Wie tief dieser Zusammenhang zwischen Glaube und Sünde im christliche Denken verwurzelt ist, sieht man daran, dass das Wort „bekennen“ diese zwei Richtungen hat:

(1)Wir bekennen uns zu Gott: „Ich glaube, an Gott, den allmächtigen Vater…“

(2)Wir bekennen vor Gott unsere Sünde.

„Sündenbekenntnis“ und „Glaubensbekenntnis“ sind zwei Seiten einer Medaille. An Gott glauben heißt, dass wir unser Leben leben in der Gewissheit, dass wir angenommen sind, auch als Sünder. Deswegen können wir frei heraus unsere Sünden bekennen – und dadurch bändigen.

Woher wissen wir, dass Gott uns annehmen wird?
Woher wissen wir, dass das auch uns gilt?
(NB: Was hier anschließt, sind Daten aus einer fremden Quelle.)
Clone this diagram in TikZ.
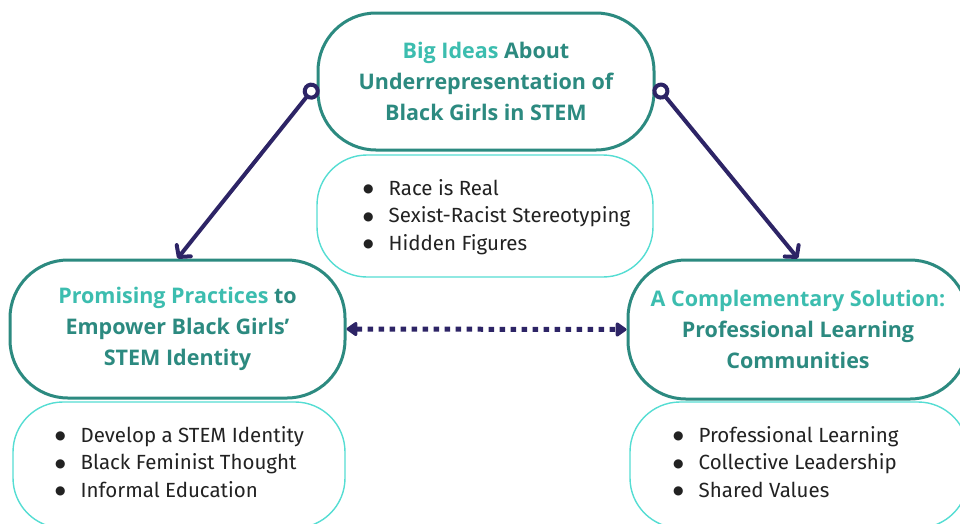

In der Josephs-Geschichte heißt es, dass Gott Joseph gesegnet und begleitet hat, um Israels willen:

Gott will „sein auserwähltes Volk am Leben erhalten“.

Deswegen hat er das Leben des verkauften Joseph so geführt, dass er seine Brüder vor dem Hungertod bewahren kann.

Unser Leben nimmt Gott an um Christi willen. Für uns und um unseres Heiles willen erlitt er den Tod am Kreuz. Als Erstling der neuen Schöpfung ist er auferstanden. Dieser Tod und diese Auferstehung sind dein Tod und deine Auferstehung geworden in der der Taufe. Du bist der Sünde gestorben. Du bist befreit von alledem und angenommen als ein Kind Gottes. Nichts, nichts brauchst du verheimlichen und „hintenherum“ lösen. Mit allem, was dich beschwert kannst du geradeheraus zu ihm kommen.

„Einen andern Grund kann niemand legen als den, der gelegt ist, welcher ist Jesus Christus.“3

Für dich als einzelnen und für uns als Gemeinschaft. Amen.

Und der Friede Gottes, der höher ist als alle Vernunft, bewahre eure Herzen und Sinne in Christus Jesus!4 Amen.

1 „Jakob“ steht nicht im Bibeltext.


2 Etwas besser verständlich formuliert.